What I've Learned From the Scams, Stress, and Spiritual Warfare
- Brianna Nazarijchuk
- Jun 11
- 2 min read
This season of life has not been easy. I’ve been dealing with more scams than I can count—people pretending to help while secretly hurting, lies wrapped in promises, and manipulations disguised as love or support. It’s exhausting, and honestly, it's been one of the most stressful times in my journey. But I’m still here. I’m still standing. And I’ve learned a few powerful lessons along the way.
Scams Come in All Forms
They don't always look like someone asking for your credit card info. Sometimes, scams come dressed as “business opportunities” or “friendships.” Sometimes they come in the form of people who act like they care but are only around to take what they can. I’ve been through it. The fake support. The stolen ideas. The lies. And through it all, I’ve had to lean harder into discernment and deeper into my faith.

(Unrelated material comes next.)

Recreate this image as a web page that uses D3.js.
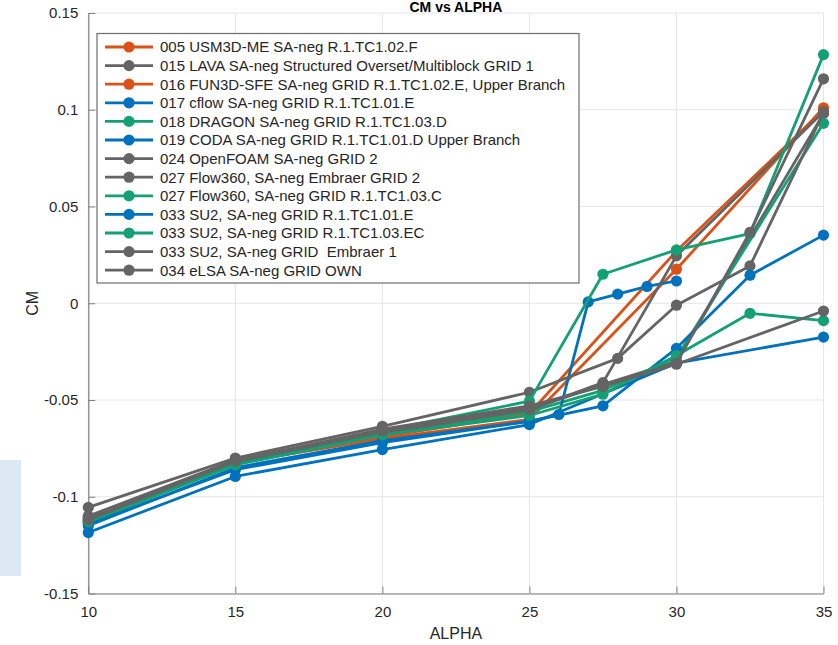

Black Magic and Manipulation: A Warning
I’ve seen people turn to dark energy, thinking they’re gaining power or protection. But I can tell you this: black magic may look like a shortcut, but it leads to nothing but destruction. It’s like setting your own house on fire just to feel a little warmth for a moment. There’s nothing good that comes from trying to control others, curse them, or use energy in a way that goes against the natural flow of love and light.
No healing comes from hate.
Using God’s Name in Vain
It breaks my heart to see people use the name of God to justify manipulation, control, or cruelty. That is not the God I know. That’s not love. That’s not divine. God isn’t a weapon to be used against people. Saying “God told me” or “God wants this” while doing harm to others is spiritual abuse—and it’s dangerous. If the fruit of your action isn’t peace, growth, or truth, then it isn’t of God.
Still, I Rise
Even though the stress has been heavy and my heart has been broken more than once, I’ve kept going. I’ve had to pray my way through sleepless nights. I’ve cried in silence while still showing up for others. And I’ve kept creating, kept healing, and kept trusting that I was being refined, not ruined.
I’ve found peace in the plants, in my herbal work, and in the quiet moments when I remember who I am. I'm not perfect, but I’m protected. I’ve made it through because I walk in truth, and that’s stronger than any lie ever told about me.
Final Thoughts
To anyone else going through something similar: protect your energy. Stay grounded. Say no to shortcuts and no to people who wear masks. Let your faith be your fire, and your intuition be your compass. You’re not alone, and you’re not crazy. You’re waking up. And as painful as that can be, it’s also the beginning of real freedom.